Nobody guarantees “comfortable” trajectories. We should be prepared for the worst. Then we could be sure that in simple cases everything goes as it was planned. As for the velocities I mentioned a project “Vega” earlier.
kevin-rf - 11/4/2007 1:03 AM
Why don't you quote the relevant points from the document instead. I have read it more than once. It is lacking. This is an untested device that is not the answer to life the univese and everything.
kevin-rf - 5/4/2007 10:27 PM
Ummm where are you getting these times from? Lasing for 0.001 seconds is a very long time frame for a laser pulse.

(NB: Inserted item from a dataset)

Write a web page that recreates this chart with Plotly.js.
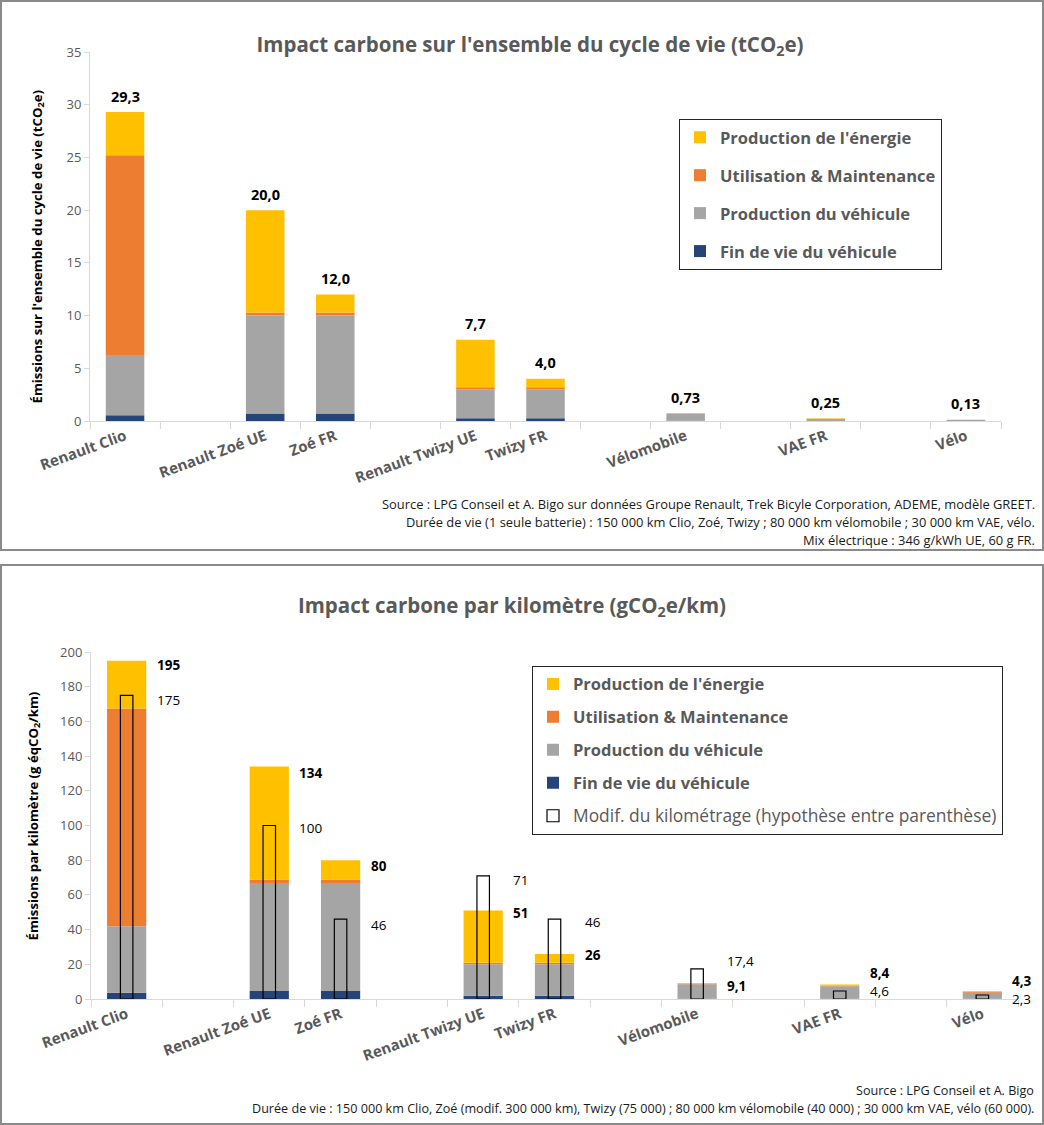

I don't care if a nuclear pulse is exciting the thing. If the device is 2 meters long it would imply the shock wave from a nuclear explosion traveling at 2000 m/sec. Or half the speed of sound in steal... I would expect a pulse duraton on the order of micro seconds if not single digit nano seconds.
kevin-rf - 11/4/2007 1:03 AM
We have had probes fly by, return comet dust, and even send a copper slug into the heart of a comet. This proven technology. You brush it aside as it is to hard to do.
kevin-rf - 11/4/2007 1:03 AM
If it is to late, we need to start mass evacuations, sheltering in place in areas that can not evac in time.
kevin-rf - 11/4/2007 1:03 AM
Yes your laser is interesting, but one has never been built or tested. Actually it was presented by Stargazin2nite as it might not work and you say trust us it will.
...
What is your goal here? To talk about one approach among many or raise money to fund the device for the devices sake? As many keep pointing out it is not the only approach.
Stargazin2nite - 11/4/2007 4:58 AM
...with the level of arrogance you are displaying...
Stargazin2nite - 11/4/2007 6:49 AM
Also the patent is dated 2004 -- why sit on this revolutionary technology for 2+ years???
Stargazin2nite - 11/4/2007 11:24 PM
The links I provided are relevant to the most recent claims regarding stimulated emission of gamma rays. You are correct that they do not explicity discredit your approach, however they do illustrate the persistent difficulties that the scientific community has encountered while attempting to achieve a demonstratable GRASER -- i.e. a "holy grail" of physics.
[...] but based on current scientific understanding and a mountain of published research over the past 60 years, I cannot convince myself that a GRASER will ever be a viable method of dealing with NEO's.
Stargazin2nite - 11/4/2007 2:24 PM
"Recoilless gamma-ray lasers", George C. Baldwin and Johndale C. Solem, Theoretical Division, Los Alamos National Laboratory, Reviews of Modern Physics, Vol. 69, No. 4, (1997)pp1085-1117.